Goal
Wherever the word "this" appears in a line, extract that line.
**** Input data
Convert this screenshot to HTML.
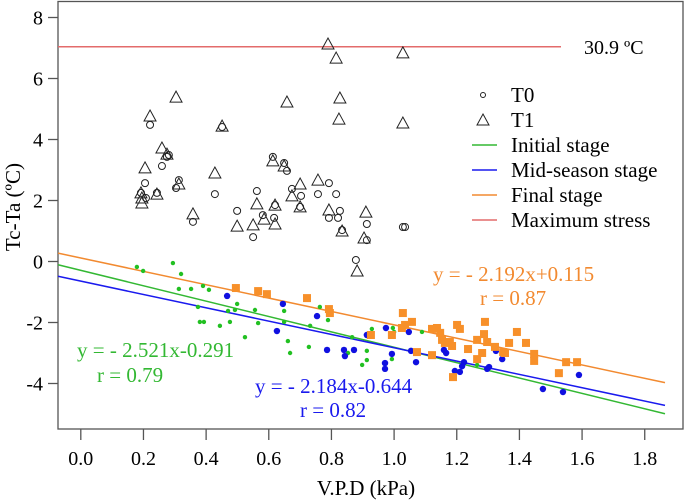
<!DOCTYPE html>
<html><head><meta charset="utf-8"><style>
body{margin:0;background:#fff}
svg{display:block;font-family:"Liberation Serif",serif}
</style></head><body>
<svg id="c" width="685" height="501" viewBox="0 0 685 501">
<rect x="58" y="1.5" width="625" height="427.5" fill="none" stroke="#555" stroke-width="1.3"/>
<g id="ax"></g><g id="mk"></g>
<text x="20" y="207" font-size="21" text-anchor="middle" transform="rotate(-90 20 207)">Tc-Ta (ºC)</text>
<text x="366" y="495" font-size="21" text-anchor="middle">V.P.D (kPa)</text>
<text x="584" y="54" font-size="20">30.9 ºC</text>
<g font-size="21">
<circle cx="483" cy="95" r="2.5" fill="none" stroke="#222"/>
<text x="511" y="102">T0</text>
<polygon points="483,114 489,125 477,125" fill="none" stroke="#222"/>
<text x="511" y="127">T1</text>
<line x1="472" y1="145" x2="497" y2="145" stroke="#33b833" stroke-width="1.5"/><text x="511" y="152">Initial stage</text>
<line x1="472" y1="170" x2="497" y2="170" stroke="#1a1aee" stroke-width="1.5"/><text x="511" y="177">Mid-season stage</text>
<line x1="472" y1="195" x2="497" y2="195" stroke="#f28a30" stroke-width="1.5"/><text x="511" y="202">Final stage</text>
<line x1="472" y1="220" x2="497" y2="220" stroke="#e36b6b" stroke-width="1.5"/><text x="511" y="227">Maximum stress</text>
</g>
<g font-size="21">
<text x="433" y="281" fill="#f28a30">y = - 2.192x+0.115</text>
<text x="480" y="305" fill="#f28a30">r = 0.87</text>
<text x="77" y="357" fill="#33b833">y = - 2.521x-0.291</text>
<text x="97" y="382" fill="#33b833">r = 0.79</text>
<text x="255" y="393" fill="#1a1aee">y = - 2.184x-0.644</text>
<text x="300" y="417" fill="#1a1aee">r = 0.82</text>
</g>
</svg>
<script>
const xTicks=[0,0.2,0.4,0.6,0.8,1.0,1.2,1.4,1.6,1.8];
const yTicks=[-4,-2,0,2,4,6,8];
const maxStress=7.04;
const fits=[{s:-2.521,b:-0.291,c:"#33b833",n:"initial-fit-line"},{s:-2.184,b:-0.644,c:"#1a1aee",n:"mid-fit-line"},{s:-2.192,b:0.115,c:"#f28a30",n:"final-fit-line"}];
const t0=[[0.221,4.48],[0.275,3.43],[0.281,3.49],[0.259,3.13],[0.205,2.57],[0.192,2.25],[0.208,2.08],[0.243,2.25],[0.304,2.41],[0.313,2.67],[0.358,1.30],[0.428,2.21],[0.451,4.41],[0.499,1.66],[0.550,0.80],[0.562,2.31],[0.581,1.52],[0.620,1.85],[0.617,1.43],[0.613,3.43],[0.649,3.23],[0.658,2.97],[0.674,2.38],[0.703,2.15],[0.700,1.79],[0.757,2.21],[0.792,2.57],[0.815,2.21],[0.792,1.43],[0.821,1.43],[0.827,1.66],[0.834,1.03],[0.913,1.23],[0.913,0.70],[0.878,0.05],[1.028,1.13],[1.035,1.13]];
const t1=[[0.789,7.13],[0.815,6.67],[1.028,6.84],[0.304,5.39],[0.658,5.23],[0.827,5.36],[0.221,4.77],[0.824,4.67],[1.028,4.54],[0.451,4.44],[0.259,3.72],[0.275,3.52],[0.205,3.07],[0.428,2.90],[0.613,3.30],[0.649,3.13],[0.192,2.25],[0.195,2.08],[0.195,1.92],[0.243,2.21],[0.313,2.54],[0.358,1.56],[0.499,1.16],[0.550,1.20],[0.562,1.89],[0.585,1.39],[0.620,1.85],[0.620,1.23],[0.674,2.15],[0.700,2.54],[0.700,1.79],[0.757,2.67],[0.792,1.69],[0.834,1.00],[0.910,1.62],[0.904,0.77],[0.882,-0.31]];
const initial=[[0.179,-0.18],[0.199,-0.31],[0.294,-0.05],[0.320,-0.41],[0.313,-0.90],[0.352,-0.90],[0.390,-0.80],[0.409,-0.93],[0.374,-1.49],[0.380,-1.98],[0.393,-1.98],[0.444,-2.11],[0.476,-1.98],[0.470,-1.62],[0.499,-1.39],[0.492,-1.59],[0.556,-1.59],[0.566,-2.02],[0.524,-2.48],[0.649,-1.62],[0.649,-1.98],[0.661,-2.61],[0.668,-3.00],[0.732,-2.11],[0.728,-2.80],[0.763,-1.49],[0.789,-1.92],[0.853,-3.00],[0.866,-2.48],[0.898,-3.39],[0.913,-2.93],[0.913,-3.23],[0.929,-2.21],[0.996,-2.18],[1.000,-2.31],[0.993,-3.20],[1.089,-2.31],[1.265,-3.39]];
const mid=[[0.467,-1.13],[0.645,-1.39],[0.754,-1.79],[0.626,-2.28],[0.786,-2.90],[0.840,-2.90],[0.843,-3.10],[0.872,-2.90],[0.913,-2.41],[0.974,-2.18],[0.971,-3.33],[0.971,-3.52],[0.993,-3.03],[1.047,-2.31],[1.054,-2.93],[1.070,-3.30],[1.159,-2.90],[1.166,-3.00],[1.194,-3.59],[1.210,-3.62],[1.217,-3.43],[1.223,-3.30],[1.297,-3.52],[1.303,-3.46],[1.325,-2.93],[1.345,-3.20],[1.475,-4.18],[1.539,-4.28],[1.590,-3.72]];
const final=[[0.495,-0.87],[0.566,-0.97],[0.594,-1.07],[0.722,-1.20],[0.792,-1.56],[0.795,-1.69],[0.926,-2.41],[0.993,-2.41],[1.028,-1.69],[1.057,-1.98],[1.035,-2.08],[1.025,-2.18],[1.073,-2.97],[1.121,-3.07],[1.121,-2.21],[1.137,-2.18],[1.147,-2.34],[1.153,-2.57],[1.162,-2.67],[1.178,-2.64],[1.185,-2.77],[1.201,-2.08],[1.210,-2.21],[1.236,-2.87],[1.188,-3.79],[1.265,-3.20],[1.281,-3.00],[1.290,-1.98],[1.287,-2.38],[1.265,-2.57],[1.297,-2.64],[1.322,-2.80],[1.348,-2.97],[1.354,-3.00],[1.367,-2.67],[1.392,-2.31],[1.421,-2.67],[1.447,-3.03],[1.447,-3.26],[1.526,-3.66],[1.549,-3.30],[1.584,-3.30]];
const NS="http://www.w3.org/2000/svg";
const X=v=>80.8+v*313.3, Y=v=>261.5-v*30.5;
const XMIN=(58-80.8)/313.3, XMAX=(665-80.8)/313.3;
function mk(p,tag,a){const e=document.createElementNS(NS,tag);for(const k in a)e.setAttribute(k,a[k]);p.appendChild(e);return e;}
const ax=document.getElementById('ax'), g=document.getElementById('mk');
xTicks.forEach(t=>{
 const l=mk(ax,'line',{x1:X(t),x2:X(t),y1:429,y2:440,stroke:'#555','stroke-width':1.3});
 
 
 const tx=mk(ax,'text',{x:X(t),y:465,'font-size':20,'text-anchor':'middle'});tx.textContent=t.toFixed(1);
 
 
});
yTicks.forEach(t=>{
 const l=mk(ax,'line',{x1:48,x2:58,y1:Y(t),y2:Y(t),stroke:'#555','stroke-width':1.3});
 
 
 const tx=mk(ax,'text',{x:43,y:Y(t)+7,'font-size':20,'text-anchor':'end'});tx.textContent=t;
 
 
});
const ms=mk(g,'line',{x1:58,x2:561,y1:Y(maxStress),y2:Y(maxStress),stroke:'#e36b6b','stroke-width':1.5});


fits.forEach(f=>{
 const l=mk(g,'line',{x1:58,x2:665,y1:Y(f.s*XMIN+f.b),y2:Y(f.s*XMAX+f.b),stroke:f.c,'stroke-width':1.5});
 
 
});
t0.forEach(p=>{const e=mk(g,'circle',{cx:X(p[0]),cy:Y(p[1]),r:3.5,fill:'none',stroke:'#222','stroke-width':1});
 
 });
t1.forEach(p=>{const x=X(p[0]),y=Y(p[1]);const e=mk(g,'polygon',{points:`${x},${y-6} ${x+6},${y+5} ${x-6},${y+5}`,fill:'none',stroke:'#222','stroke-width':1});
 
 });
initial.forEach(p=>{const e=mk(g,'circle',{cx:X(p[0]),cy:Y(p[1]),r:2.2,fill:'#22c022'});
 
 });
mid.forEach(p=>{const e=mk(g,'circle',{cx:X(p[0]),cy:Y(p[1]),r:3.2,fill:'#1010e0'});
 
 });
final.forEach(p=>{const e=mk(g,'rect',{x:X(p[0])-4,y:Y(p[1])-4,width:8,height:8,fill:'#f7902a'});
 
 });
</script>
</body></html>
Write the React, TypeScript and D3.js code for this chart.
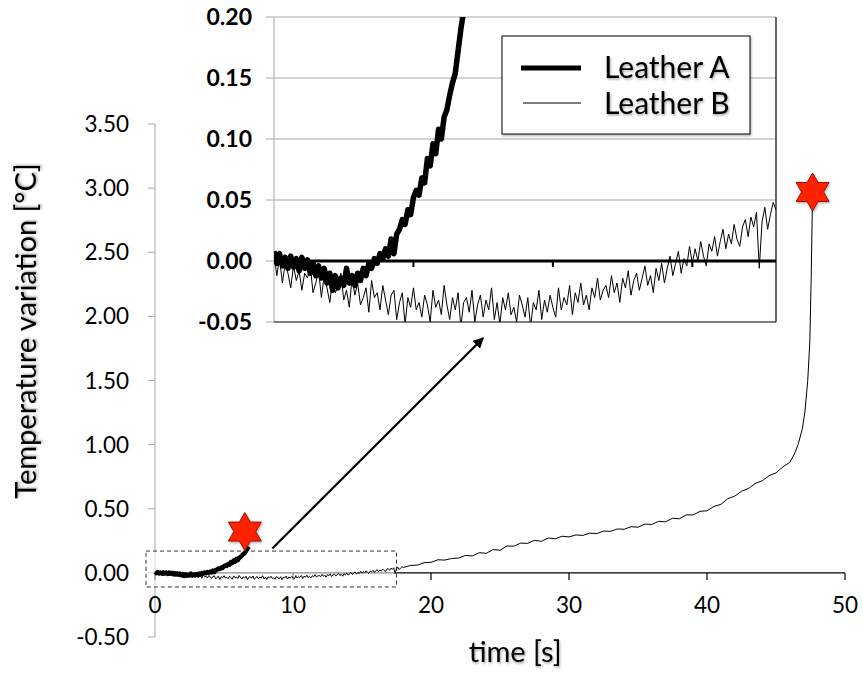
import React from 'react';
import * as d3 from 'd3';

// ---------- data ----------
const seriesNames = ['Leather A', 'Leather B'];
const mainXTicks = [0, 10, 20, 30, 40, 50];
const mainYTicks = [-0.5, 0, 0.5, 1, 1.5, 2, 2.5, 3, 3.5];
const insetXTicks = [5, 10, 15];
const insetYTicks = [-0.05, 0, 0.05, 0.1, 0.15, 0.2];

// Leather A, sampled every 0.1 s starting at t = 0
const leatherAStep = 0.1;
const leatherAValues = [
  0.008, -0.002, 0.006, -0.004, 0.003, -0.006, 0.004, -0.005, 0.002, -0.008,
  0.003, -0.006, 0.001, -0.010, -0.002, -0.012, -0.004, -0.014, -0.006, -0.018,
  -0.010, -0.024, -0.012, -0.022, -0.014, -0.020, -0.006, -0.018, -0.012, -0.020,
  -0.010, -0.016, -0.006, -0.012, -0.002, -0.006, 0.002, -0.002, 0.006, 0.002,
  0.010, 0.004, 0.018, 0.006, 0.022, 0.026, 0.034, 0.030, 0.042, 0.038,
  0.052, 0.058, 0.054, 0.068, 0.064, 0.084, 0.078, 0.096, 0.088, 0.108,
  0.100, 0.118, 0.124, 0.136, 0.146, 0.154, 0.172, 0.190, 0.205,
];

// Leather B, first part sampled every 0.1 s from t = 0 to 18
const leatherBStep = 0.1;
const leatherBFineValues = [
  0.006, -0.012, 0.002, -0.018, -0.002, -0.010, -0.022, -0.004, -0.016, -0.008,
  -0.024, -0.010, -0.014, -0.004, -0.026, -0.018, -0.008, -0.030, -0.012, -0.022,
  -0.034, -0.016, -0.026, -0.020, -0.010, -0.032, -0.024, -0.038, -0.014, -0.028,
  -0.018, -0.036, -0.030, -0.022, -0.042, -0.016, -0.030, -0.026, -0.040, -0.020,
  -0.032, -0.044, -0.028, -0.024, -0.048, -0.034, -0.026, -0.052, -0.030, -0.038,
  -0.022, -0.040, -0.034, -0.046, -0.028, -0.036, -0.050, -0.024, -0.038, -0.032,
  -0.044, -0.020, -0.036, -0.048, -0.030, -0.040, -0.026, -0.054, -0.034, -0.030,
  -0.042, -0.024, -0.050, -0.036, -0.028, -0.046, -0.032, -0.040, -0.022, -0.048,
  -0.034, -0.052, -0.030, -0.040, -0.026, -0.044, -0.038, -0.050, -0.028, -0.036,
  -0.046, -0.030, -0.054, -0.034, -0.040, -0.024, -0.048, -0.032, -0.042, -0.028,
  -0.038, -0.046, -0.022, -0.040, -0.030, -0.036, -0.020, -0.044, -0.026, -0.034,
  -0.018, -0.036, -0.028, -0.040, -0.022, -0.030, -0.014, -0.032, -0.024, -0.020,
  -0.030, -0.012, -0.026, -0.018, -0.034, -0.014, -0.022, -0.008, -0.028, -0.016,
  -0.010, -0.024, -0.014, -0.004, -0.020, -0.012, -0.026, -0.006, -0.016, -0.002,
  -0.018, -0.006, 0.004, -0.012, -0.002, 0.008, -0.010, 0.002, -0.004, 0.012,
  -0.002, 0.010, 0.000, 0.016, 0.004, -0.004, 0.014, 0.008, 0.020, 0.004,
  0.016, 0.026, 0.010, 0.022, 0.014, 0.030, 0.018, 0.012, 0.028, 0.034,
  0.020, 0.036, 0.028, 0.040, -0.006, 0.032, 0.044, 0.026, 0.038, 0.048,
  0.042,
];

// Leather B, remaining part (time, value)
const leatherBCoarseTimes = [
  18.5, 19, 19.5, 20, 20.5, 21, 21.5, 22, 22.5, 23, 23.5, 24, 24.5, 25, 25.5, 26,
  26.5, 27, 27.5, 28, 28.5, 29, 29.5, 30, 30.5, 31, 31.5, 32, 32.5, 33, 33.5, 34,
  34.5, 35, 35.5, 36, 36.5, 37, 37.5, 38, 38.5, 39, 39.5, 40, 40.5, 41, 41.5, 42,
  42.5, 43, 43.5, 44, 44.5, 45, 45.5, 46, 46.3, 46.6, 46.9, 47.1, 47.3, 47.45, 47.55, 47.65,
];
const leatherBCoarseValues = [
  0.058, 0.060, 0.080, 0.082, 0.102, 0.100, 0.112, 0.116, 0.136, 0.132, 0.158, 0.152, 0.182, 0.176, 0.210, 0.208,
  0.232, 0.230, 0.254, 0.246, 0.272, 0.266, 0.286, 0.280, 0.296, 0.292, 0.310, 0.306, 0.326, 0.324, 0.342, 0.340,
  0.360, 0.356, 0.380, 0.378, 0.402, 0.398, 0.426, 0.422, 0.452, 0.452, 0.480, 0.484, 0.518, 0.534, 0.578, 0.598,
  0.636, 0.658, 0.698, 0.718, 0.758, 0.780, 0.826, 0.862, 0.920, 1.000, 1.120, 1.260, 1.500, 1.800, 2.300, 2.970,
];

// zoom window shown in the inset (time, value extents in main-chart units)
const zoomBoxTime = [-0.65, 17.5];
const zoomBoxValue = [-0.11, 0.17];

type Pt = [number, number];
const leatherA: Pt[] = leatherAValues.map((v, i) => [i * leatherAStep, v]);
const leatherB: Pt[] = [
  ...leatherBFineValues.map((v, i) => [i * leatherBStep, v] as Pt),
  ...leatherBCoarseTimes.map((t, i) => [t, leatherBCoarseValues[i]] as Pt),
];

function starPath(cx: number, cy: number, R: number) {
  const r = R / Math.sqrt(3);
  const pts: string[] = [];
  for (let i = 0; i < 12; i++) {
    const a = -Math.PI / 2 + (i * Math.PI) / 6;
    const rad = i % 2 === 0 ? R : r;
    pts.push(`${cx + rad * Math.cos(a)},${cy + rad * Math.sin(a)}`);
  }
  return 'M' + pts.join('L') + 'Z';
}

const FONT = 'Lato, "Open Sans", sans-serif';

export default function App() {
  const W = 863, H = 682;
  const x = d3.scaleLinear().domain([0, 50]).range([155, 845]);
  const y = d3.scaleLinear().domain([-0.5, 3.5]).range([637, 124]);

  const ix = d3.scaleLinear().domain([0, 18]).range([274, 776]);
  const iy = d3.scaleLinear().domain([-0.05, 0.2]).range([322, 17]);

  const mainLine = d3.line<Pt>().x(d => x(d[0])).y(d => y(d[1]));
  const insetLine = d3.line<Pt>().x(d => ix(d[0])).y(d => iy(d[1]));

  const lastA = leatherA[leatherA.length - 1];
  const lastB = leatherB[leatherB.length - 1];

  const boxX0 = x(zoomBoxTime[0]), boxX1 = x(zoomBoxTime[1]);
  const boxY0 = y(zoomBoxValue[1]), boxY1 = y(zoomBoxValue[0]);

  const arrowStart: Pt = [x(8.5), y(0.19)];
  const arrowEnd: Pt = [ix(7.5), iy(-0.05) + 16];

  return (
    <svg width={W} height={H} style={{ position: 'absolute', left: 0, top: 0, background: '#fff' }}
      fontFamily={FONT}>
      <defs>
        <filter id="tshadow" x="-10%" y="-20%" width="130%" height="150%">
          <feDropShadow dx="1" dy="1.5" stdDeviation="1" floodColor="#000" floodOpacity="0.35" />
        </filter>
        <filter id="bshadow" x="-10%" y="-10%" width="130%" height="130%">
          <feDropShadow dx="1" dy="1.5" stdDeviation="1.2" floodColor="#000" floodOpacity="0.3" />
        </filter>
        <clipPath id="insetClip">
          <rect x={274} y={17} width={502} height={305} />
        </clipPath>
        <marker id="arrowHead" viewBox="0 0 10 10" refX="9" refY="5" markerWidth="5" markerHeight="5"
          orient="auto-start-reverse">
          <path d="M0,0L10,5L0,10Z" fill="#000" />
        </marker>
      </defs>

      {/* main y axis */}
      <line x1={x(0)} x2={x(0)} y1={y(3.5)} y2={y(-0.5)} stroke="#a6a6a6" strokeWidth={1} />
      {mainYTicks.map(t => (
        <g key={t}>
          <line x1={x(0) - 7} x2={x(0)} y1={y(t)} y2={y(t)} stroke="#a6a6a6" strokeWidth={1} />
          <text x={129} y={y(t)} dy="0.36em" textAnchor="end" fontSize={22.5} fill="#000">{t.toFixed(2)}</text>
        </g>
      ))}
      {/* main x axis */}
      <line x1={x(0)} x2={x(50)} y1={y(0)} y2={y(0)} stroke="#000" strokeWidth={1.2} />
      {mainXTicks.map(t => (
        <g key={t}>
          <line x1={x(t)} x2={x(t)} y1={y(0)} y2={y(0) + 7} stroke="#000" strokeWidth={1.2} />
          <text x={x(t)} y={605} dy="0.36em" textAnchor="middle" fontSize={22.5} fill="#000">{t}</text>
        </g>
      ))}

      {/* zoom box (translucent) */}
      <rect x={boxX0} y={boxY0} width={boxX1 - boxX0} height={boxY1 - boxY0}
        fill="#fff" fillOpacity={0.55} stroke="#333" strokeWidth={1} strokeDasharray="4,3" />

      {/* main series */}
      <path d={mainLine(leatherB) || ''} fill="none" stroke="#000" strokeWidth={1} strokeLinejoin="round" />
      <path d={mainLine(leatherA) || ''} fill="none" stroke="#000" strokeWidth={4.5} strokeLinejoin="round" />

      {/* stars */}
      <path d={starPath(x(lastA[0]) - 4, y(lastA[1]) - 15, 19)} fill="#ff2200" stroke="#a01000" strokeWidth={1}
        filter="url(#bshadow)" />
      <path d={starPath(x(lastB[0]), y(lastB[1]), 19)} fill="#ff2200" stroke="#a01000" strokeWidth={1}
        filter="url(#bshadow)" />

      {/* arrow */}
      <line x1={arrowStart[0]} y1={arrowStart[1]} x2={arrowEnd[0]} y2={arrowEnd[1]} stroke="#000" strokeWidth={2.2}
        markerEnd="url(#arrowHead)" />

      {/* axis titles */}
      <text x={x(26.1)} y={662} textAnchor="middle" fontSize={29} fill="#000" filter="url(#tshadow)">time [s]</text>
      <text transform={`translate(36,${331}) rotate(-90)`} textAnchor="middle" fontSize={29}
        fill="#000" filter="url(#tshadow)">Temperature variation [°C]</text>

      {/* ---------- inset ---------- */}
      <rect x={274} y={17} width={502} height={305} fill="#fff" />
      {insetYTicks.filter(t => t !== 0 && t !== -0.05).map(t => (
        <line key={t} x1={274} x2={776} y1={iy(t)} y2={iy(t)} stroke="#a6a6a6" strokeWidth={1} />
      ))}
      {insetYTicks.map(t => (
        <line key={'tk' + t} x1={266} x2={274} y1={iy(t)} y2={iy(t)} stroke="#a6a6a6" strokeWidth={1} />
      ))}
      <line x1={274} x2={274} y1={17} y2={322} stroke="#a6a6a6" strokeWidth={1} />
      <line x1={274} x2={776} y1={iy(0)} y2={iy(0)} stroke="#000" strokeWidth={3} />
      {insetXTicks.map(t => (
        <line key={t} x1={ix(t)} x2={ix(t)} y1={iy(0)} y2={iy(0) + 6} stroke="#000" strokeWidth={2} />
      ))}
      {insetYTicks.map(t => (
        <text key={t} x={252} y={iy(t)} dy="0.36em" textAnchor="end" fontSize={23} fontWeight="bold"
          fill="#000">{t.toFixed(2)}</text>
      ))}
      <g clipPath="url(#insetClip)">
        <path d={insetLine(leatherB) || ''} fill="none" stroke="#000" strokeWidth={1} strokeLinejoin="round" />
        <path d={insetLine(leatherA) || ''} fill="none" stroke="#000" strokeWidth={5.5} strokeLinejoin="round" />
      </g>
      <line x1={776} x2={776} y1={17} y2={322} stroke="#000" strokeWidth={1.2} />
      <line x1={274} x2={776} y1={322} y2={322} stroke="#000" strokeWidth={1.2} />

      {/* legend */}
      <rect x={502} y={36} width={248} height={98} fill="#fff" stroke="#000" strokeWidth={1} filter="url(#bshadow)" />
      <line x1={521} x2={581} y1={68} y2={68} stroke="#000" strokeWidth={5} />
      <line x1={523} x2={581} y1={103} y2={103} stroke="#000" strokeWidth={1} />
      <text x={604} y={67} dy="0.36em" fontSize={30} fill="#000" filter="url(#tshadow)">{seriesNames[0]}</text>
      <text x={604} y={103} dy="0.36em" fontSize={30} fill="#000" filter="url(#tshadow)">{seriesNames[1]}</text>
    </svg>
  );
}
********
The solution
Convert this screenshot to HTML.
Write the React, TypeScript and D3.js code for this chart.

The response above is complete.